Among the willows, luminous figures were appearing, drawn by the light of the Contract.
Like the legionnaire, they were indistinct.
I saw white hands and bloody tunics, the flash of greaves and spattered weapons, but nothing else that spoke of the men they had once been.
Leading them was a proud specter, with a crimson cloak and a plumed helmet. He stepped forward into the firelight.
“We have found you at last!” The decurion was the only one of them with a face inside his helmet. His voice was heavy with relief. “It is time to leave, Lucius.”
“I . . .” At the sound of his name, the dead legionnaire’s features suddenly sharpened, like a foggy mirror wiped clean.
He was startlingly young, one of Rome’s many lost sons.
The side of his head was dark and misshapen like a squashed plum.
“Gods, I remember. The rocks. I did fall! I couldn’t get up and the water was so cold. You searched for me?”
The decurion nodded gravely. “Our search was brief. The tribes found us.
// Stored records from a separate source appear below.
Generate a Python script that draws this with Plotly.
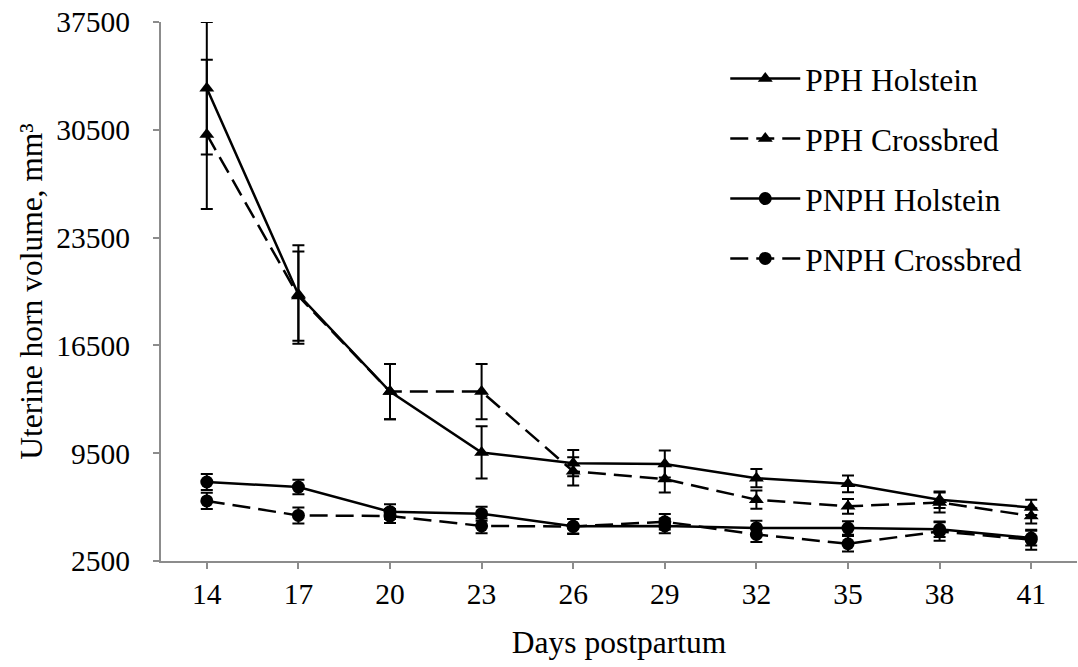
import plotly.graph_objects as go

days = ["14", "17", "20", "23", "26", "29", "32", "35", "38", "41"]

pph_holstein = [33200, 19800, 13500, 9550, 8850, 8800, 7880, 7510, 6480, 5980]
pph_holstein_err = [4300, 3200, 1800, 1700, 850, 880, 590, 540, 540, 500]

pph_crossbred = [30200, 19700, 13500, 13500, 8320, 7820, 6480, 6050, 6300, 5430]
pph_crossbred_err = [4850, 2900, 1800, 1800, 910, 870, 590, 480, 650, 500]

pnph_holstein = [7630, 7300, 5700, 5570, 4760, 4780, 4650, 4640, 4560, 3990]
pnph_holstein_err = [520, 470, 480, 450, 470, 470, 470, 440, 500, 480]

pnph_crossbred = [6400, 5460, 5420, 4780, 4740, 5050, 4220, 3620, 4420, 3880]
pnph_crossbred_err = [530, 520, 450, 480, 480, 500, 480, 500, 600, 650]

y_ticks = [2500, 9500, 16500, 23500, 30500, 37500]
y_tick_labels = ["2500", "9500", "16500", "23500", "30500", "37500"]

FONT = '"Liberation Serif", "Times New Roman", serif'
DASH = "18px,8px"

series = [
    ("PPH Holstein", pph_holstein, pph_holstein_err, "solid", "triangle-up"),
    ("PPH Crossbred", pph_crossbred, pph_crossbred_err, DASH, "triangle-up"),
    ("PNPH Holstein", pnph_holstein, pnph_holstein_err, "solid", "circle"),
    ("PNPH Crossbred", pnph_crossbred, pnph_crossbred_err, DASH, "circle"),
]

fig = go.Figure()
for i, (name, vals, errs, dash, sym) in enumerate(series):
    fig.add_trace(go.Scatter(
        x=days, y=vals, name=name, mode="lines+markers",
        line=dict(color="black", width=2.5, dash=dash),
        marker=dict(symbol=sym, size=13, color="black"),
        error_y=dict(type="data", array=errs, visible=True,
                     color="black", thickness=2, width=6),
        legendgroup=f"g{i}",
    ))

fig.update_layout(
    width=1078, height=667,
    margin=dict(l=161, r=1, t=22, b=106),
    paper_bgcolor="white", plot_bgcolor="white",
    font=dict(family=FONT, size=30, color="black"),
    showlegend=True,
    legend=dict(
        x=0.616, y=0.945, xanchor="left", yanchor="top",
        font=dict(family=FONT, size=31.5, color="black"),
        itemwidth=70, tracegroupgap=16, bgcolor="rgba(0,0,0,0)",
    ),
    xaxis=dict(
        type="category", range=[-0.5, 9.5],
        showline=True, linecolor="#8c8c8c", linewidth=2,
        ticks="outside", ticklen=6, tickcolor="#8c8c8c", tickwidth=2,
        showgrid=False, zeroline=False,
        tickfont=dict(family=FONT, size=29.5),
        title=dict(text="Days postpartum", font=dict(family=FONT, size=31.5), standoff=22),
    ),
    yaxis=dict(
        range=[2500, 37500], tickvals=y_ticks, ticktext=y_tick_labels,
        showline=True, linecolor="#8c8c8c", linewidth=2,
        ticks="outside", ticklen=6, tickcolor="#8c8c8c", tickwidth=2,
        showgrid=False, zeroline=False,
        tickfont=dict(family=FONT, size=29.5),
        ticklabelstandoff=17,
        title=dict(text="Uterine horn volume, mm³", font=dict(family=FONT, size=31.5), standoff=4),
    ),
)

fig.write_html("out.html")
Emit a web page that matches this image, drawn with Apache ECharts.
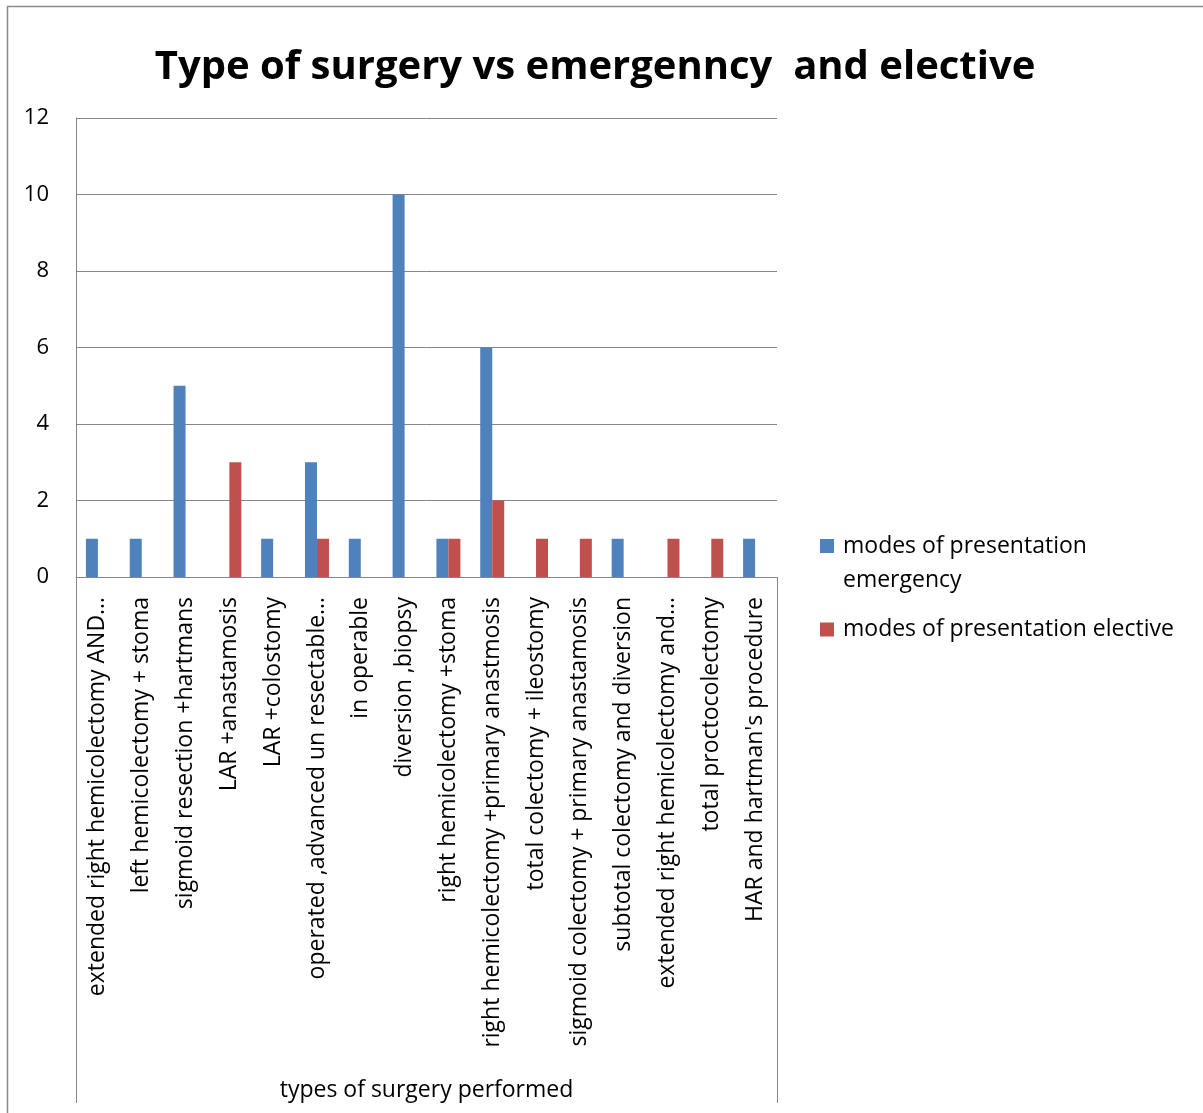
<!DOCTYPE html>
<html>
<head>
<meta charset="utf-8">
<script src="https://cdn.jsdelivr.net/npm/echarts@6/dist/echarts.min.js"></script>
<style>
  html, body { margin: 0; padding: 0; background: #fff; }
  #chart { width: 1203px; height: 1113px; }
</style>
</head>
<body>
<div id="chart"></div>
<script>
// Surgery types on the category axis
const categories = [
  'extended right hemicolectomy AND\u2026',
  'left hemicolectomy + stoma',
  'sigmoid resection +hartmans',
  'LAR +anastamosis',
  'LAR +colostomy',
  'operated ,advanced un resectable\u2026',
  'in operable',
  'diversion ,biopsy',
  'right hemicolectomy +stoma',
  'right hemicolectomy +primary anastmosis',
  'total colectomy + ileostomy',
  'sigmoid colectomy + primary anastamosis',
  'subtotal colectomy and diversion',
  'extended right hemicolectomy and\u2026',
  'total proctocolectomy',
  "HAR and hartman's procedure"
];

// Case counts per mode of presentation
const emergency = [1, 1, 5, 0, 1, 3, 1, 10, 1, 6, 0, 0, 1, 0, 0, 1];
const elective  = [0, 0, 0, 3, 0, 1, 0, 0, 1, 2, 1, 1, 0, 1, 1, 0];

const seriesNames = ['modes of presentation emergency', 'modes of presentation elective'];
const yTicks = { min: 0, max: 12, step: 2 };

const GRID = { left: 76, top: 118, right: 1203 - 777, bottom: 1113 - 577 };
const LINE = '#868686';
const FONT = '"Open Sans", "Liberation Sans", sans-serif';

const chart = echarts.init(document.getElementById('chart'));
chart.setOption({
  animation: false,
  backgroundColor: '#fff',
  title: {
    text: 'Type of surgery vs emergenncy  and elective',
    left: 590,
    top: 43,
    textAlign: 'center',
    textStyle: { fontFamily: FONT, fontWeight: 'bold', fontSize: 40, color: '#000' }
  },
  legend: [
    {
      // wrapped name; a blank leading line keeps the first line level with the swatch
      orient: 'vertical',
      left: 815,
      top: 490,
      icon: 'rect',
      itemWidth: 14,
      itemHeight: 14,
      selectedMode: false,
      data: [seriesNames[0]],
      formatter: () => '\u00a0\nmodes of presentation\nemergency',
      textStyle: {
        fontFamily: FONT, fontSize: 23, color: '#000',
        lineHeight: 34, padding: [0, 0, 0, 4]
      }
    },
    {
      orient: 'vertical',
      left: 815,
      top: 613,
      icon: 'rect',
      itemWidth: 14,
      itemHeight: 14,
      selectedMode: false,
      data: [seriesNames[1]],
      textStyle: { fontFamily: FONT, fontSize: 23, color: '#000', padding: [0, 0, 0, 4] }
    }
  ],
  grid: GRID,
  xAxis: {
    type: 'category',
    data: categories,
    name: 'types of surgery performed',
    nameLocation: 'middle',
    nameGap: 502,
    nameTextStyle: { fontFamily: FONT, fontSize: 23, color: '#000' },
    axisLine: { show: true, lineStyle: { color: LINE, width: 1 } },
    axisTick: { show: false },
    axisLabel: {
      interval: 0,
      rotate: 90,
      margin: 20,
      fontFamily: FONT,
      fontSize: 23,
      color: '#000'
    }
  },
  yAxis: {
    type: 'value',
    min: yTicks.min,
    max: yTicks.max,
    interval: yTicks.step,
    axisLine: { show: true, lineStyle: { color: LINE, width: 1 } },
    axisTick: { show: false },
    splitLine: { show: true, lineStyle: { color: LINE, width: 1 } },
    axisLabel: { margin: 27, fontFamily: FONT, fontSize: 22, color: '#000' }
  },
  series: [
    {
      name: seriesNames[0],
      type: 'bar',
      data: emergency,
      barWidth: 12,
      barGap: '0%',
      itemStyle: { color: '#4F81BD' }
    },
    {
      name: seriesNames[1],
      type: 'bar',
      data: elective,
      barWidth: 12,
      barGap: '0%',
      itemStyle: { color: '#C0504D' }
    }
  ],
  graphic: [
    // outer chart frame
    { type: 'rect', silent: true, shape: { x: 7.5, y: 6.5, width: 1300, height: 1200 },
      style: { fill: null, stroke: '#8a8a8a', lineWidth: 1.5 } },
    // frame around the category label area
    { type: 'line', silent: true, shape: { x1: 76.5, y1: 577, x2: 76.5, y2: 1103 },
      style: { stroke: LINE, lineWidth: 1 } },
    { type: 'line', silent: true, shape: { x1: 777.5, y1: 577, x2: 777.5, y2: 1103 },
      style: { stroke: LINE, lineWidth: 1 } }
  ]
});
</script>
</body>
</html>
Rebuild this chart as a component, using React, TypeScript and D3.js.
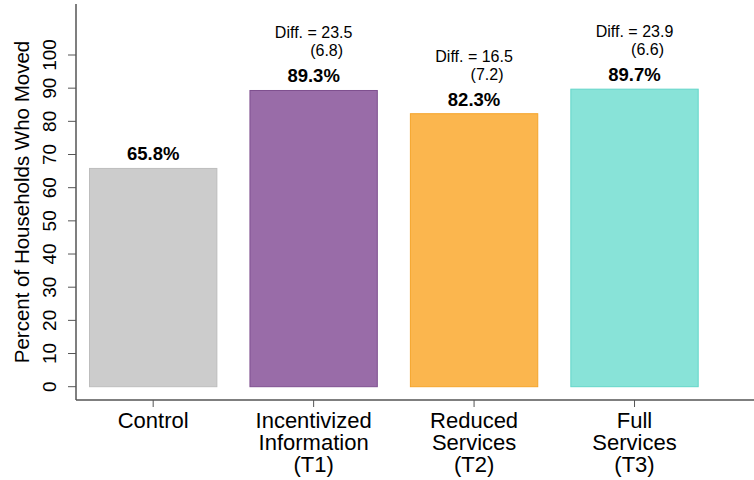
import React from "react";
import * as d3 from "d3";

const categories = ["Control", "Incentivized Information (T1)", "Reduced Services (T2)", "Full Services (T3)"];
const categoryLines = [["Control"], ["Incentivized", "Information", "(T1)"], ["Reduced", "Services", "(T2)"], ["Full", "Services", "(T3)"]];
const values = [65.8, 89.3, 82.3, 89.7];
const valueLabels = ["65.8%", "89.3%", "82.3%", "89.7%"];
const diffs = [null, "23.5", "16.5", "23.9"];
const ses = [null, "(6.8)", "(7.2)", "(6.6)"];
const yTicks = [0, 10, 20, 30, 40, 50, 60, 70, 80, 90, 100];
const fills = ["#CCCCCC", "#996CA8", "#FBB64E", "#88E3D8"];
const strokes = ["#BDBDBD", "#7E4F8F", "#F5A42A", "#63D6C9"];

const W = 754;
const H = 480;
const FONT = "'Liberation Sans', Arial, sans-serif";

export default function App() {
  const x = d3.scaleBand<string>().domain(categories).range([89, 698.7]).paddingInner(0.2).paddingOuter(0);
  const y = d3.scaleLinear().domain([0, 100]).range([386.7, 55]);
  const axisX = 76;
  const axisY = 400;
  const axisColor = "#555555";

  return (
    <div style={{ position: "fixed", left: 0, top: 0, width: W, height: H, background: "#fff" }}>
      <svg width={W} height={H} style={{ display: "block", fontFamily: FONT }}>
        <rect x={0} y={0} width={W} height={H} fill="#ffffff" />
        {categories.map((c, i) => {
          const bx = x(c)!;
          const by = y(values[i]);
          return (
            <rect key={c} x={bx + 0.5} y={by} width={x.bandwidth() - 1} height={y(0) - by}
              fill={fills[i]} stroke={strokes[i]} strokeWidth={1} />
          );
        })}
        {categories.map((c, i) => {
          const cx = x(c)! + x.bandwidth() / 2;
          const top = y(values[i]);
          return (
            <g key={"lab" + c}>
              <text x={cx} y={top - 8} textAnchor="middle" fontWeight="bold" fontSize={18.5} fill="#000">{valueLabels[i]}</text>
              {diffs[i] && (
                <>
                  <text x={cx} y={top - 52} textAnchor="middle" fontSize={16} fill="#000">{"Diff. = " + diffs[i]}</text>
                  <text x={cx + 13} y={top - 34} textAnchor="middle" fontSize={16} fill="#000">{ses[i]}</text>
                </>
              )}
            </g>
          );
        })}
        {/* axes */}
        <line x1={axisX} x2={axisX} y1={4} y2={axisY} stroke={axisColor} strokeWidth={1.5} />
        <line x1={axisX} x2={W} y1={axisY} y2={axisY} stroke={axisColor} strokeWidth={1.5} />
        {yTicks.map((t) => (
          <g key={"yt" + t}>
            <line x1={axisX - 8} x2={axisX} y1={y(t)} y2={y(t)} stroke={axisColor} strokeWidth={1} />
            <text transform={`translate(${56},${y(t)}) rotate(-90)`} textAnchor="middle" fontSize={19} fill="#000">{t}</text>
          </g>
        ))}
        {categories.map((c, i) => {
          const cx = x(c)! + x.bandwidth() / 2;
          return (
            <g key={"xt" + c}>
              <line x1={cx} x2={cx} y1={axisY} y2={axisY + 7} stroke={axisColor} strokeWidth={1} />
              {categoryLines[i].map((ln, j) => (
                <text key={j} x={cx} y={428 + j * 22} textAnchor="middle" fontSize={22} fill="#000">{ln}</text>
              ))}
            </g>
          );
        })}
        <text transform={`translate(${29},${202}) rotate(-90)`} textAnchor="middle" fontSize={20.5} fill="#000">
          Percent of Households Who Moved
        </text>
      </svg>
    </div>
  );
}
They were many.”
“All of you.” The young man looked around the gathered specters, stricken. “You must believe I am sorry!”
The older man raised his hand and the boy fell silent. “We died in service to the Empire. Many, many years ago.” He shook his head. “We may both stop searching now.”
“Yes, Decurion.” The Contract mark grew brighter on the boy’s hand, swelling like a tiny star. When it faded, he held a dented helmet, dripping wet.
“The gods do forgive,” he said to me, looking at the helmet with wonder. “You have my thanks, Augur.”
“Divine service requires no thanks,” I replied. The mark of Truth had faded from my palm as well. The young man’s ancient ghost began to lose form altogether. His fellow patrolmen were discorporating alongside him, dissolving into bright mist among the willows.
Not so the decurion. He looked at me with black, eyeless hollows.
“I know you, Augur,” he said. “You wrought a great deal of good in our Holy City. Tell me, does Rome still stand?”
I will admit I was touched, though I didn’t recognize the man. “It does, Decurion. The city has changed, but her glory is undiminished.”
“Then we have both served well,” he said with a smile. “I can leave gladly, and you have my thanks. Tell me true—are my father’s gods waiting for me, or is it the Christ?”
“The gods of Rome have moved on,” I replied gravely. “Like the city, they have changed. As for the other, I cannot say.”
“Then do me a service, if you will. I am . . . I was Aelius Agrippa of the Third Legion Italica. When next you are able, commend me to my homeland.”
“I give you my word, Decurion.”
“Again, my thanks.” He looked through me for a long moment, his form brightening toward the infinite.
“One last thing, Augur: counsel from one who has seen nearly as many years as you have.” He pointed over my shoulder with a bloody finger.
“Know that you are treating with a dark creature. It deceives you with every word. Be rid of it before it shows its true face.”
“Believe me, I have tried, good soldier,” I replied. “It is most tenacious.”
But the decurion was already leaving. His anima shed its human form, pulled free of its worldly moorings and returned to its purest essence, without sense or identity. He joined his soldiers as a brilliant wisp among the trees, ascending toward the reaches . . .
Finally!
Sarmodel struck like an asp. The decurion’s anima was taken in an instant, blazing briefly and silently as it was consumed.
It was followed immediately by a dozen of the souls among the willows.
In the Arcane light of their demise I had the impression of a hulking, many-armed monster rearing above me.
I closed my eyes and waited for it to be over.
Have you no decency? I asked weakly, when the darkness returned. I could already feel new vitality flooding through my mortal tissue. He knew me!
Sarmodel’s voice was thick with satisfaction.
Not the client was all he said.
1. A reasonably common cough remedy formulated by eighteenth-century “scientists.” I liked a little extra opium in mine, so I tended to make it myself, and the poppies were quite a picture in the springtime.
2. My secret bouquet garni, no less.
3. The temple theatrics were an act of compassion, not necessity. It is no kindness to thrust self-awareness onto a ghost, especially one as old as this one. I try to do it as gently as possible, in terms that will be understood. If that means I have to twitch and moan a bit, I’ll put on a show.